The study, which will take place in Indianapolis, is scheduled to wrap up in 2010. It will compare the girls' geographic location with their reported activities, such as smoking and having sex.
Dr. Wiehe hopes to find out whether certain places lead to risk taking, or whether young people who engage in such behaviour gravitate toward specific locations.
Once a pattern is established, the phones will be used to contact the girls when they are approaching a place where they tend to misbehave, sending them a text message encouraging healthy behaviour or simply asking them what they are about to do.
Using cellphones with GPS to monitor teens is a bit like tagging wild animals to track their migration patterns, Dr. Wiehe admits, but stresses she has the participants' consent and information about what they do will not be shared with their parents or any other outside party.
Dr. Wiehe said she worries about how honest the girls will be about their behaviour, but hopes the confidential nature of the research will encourage them to be forthcoming.
"We're very upfront with them about what we're doing and that the information will be kept private," she said. "But some of their friends still call it the 'cop phone.' "
GPS technology has become an important tool for researchers attempting to figure out the rituals of youth, she said, as it is able to provide a constant, accurate picture of where individuals spend their time.

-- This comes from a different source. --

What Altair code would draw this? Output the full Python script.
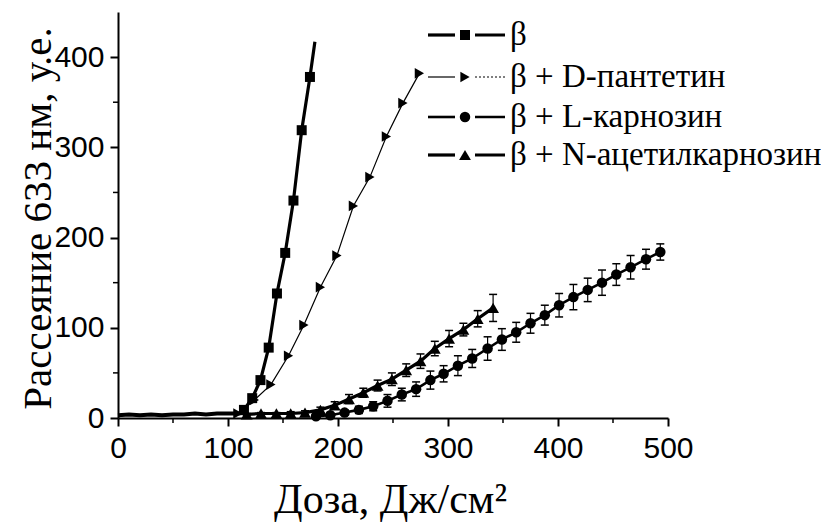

Other academics are using cellphones to study patterns in teenage physical activity, she said, and how teens interact with their urban environment.
"A lot of what kills us as begins between 9 and 18, but that's a time when you can't really observe those behaviours going on," she said.
Dr. Wiehe first experimented with using cellphones to track a group of just 15 girls, curious whether they would actually keep the phones with them constantly. They did, and the success of her findings, which were published in the latest issue of the Journal of Adolescent Health, led to funding for the larger study.
The key to the program's success, she believes, is the cellphones serve as both recording device and reward. Each participant is given unlimited text messaging on the phones, providing an incentive to keep the gadget close at hand.
But using GPS to monitor anyone's movements raises concerns about privacy. Dr. Wiehe said that although the subjects were repeatedly reminded that the phones would be used to track their location, many girls were surprised by how accurately the GPS could trace their movements.
"There were some cases where they actually screamed because they couldn't believe how well it tracked them."
Since she first began experimenting with cellphones in her research, Dr. Wiehe said, she has been shocked at how quickly commercial parties have embraced the idea of GPS monitoring.
Many cellphone companies promote "geo-fencing," a service that notifies parents when their child approaches physical locations they have tagged, such as a boyfriend's house or a dangerous neighbourhood.
"This is a very powerful tool and I think we're just at the tip of the iceberg," Dr. Wiehe said. "But I think there's going to be a lot of ethical issues that we're going to have to deal with along the way."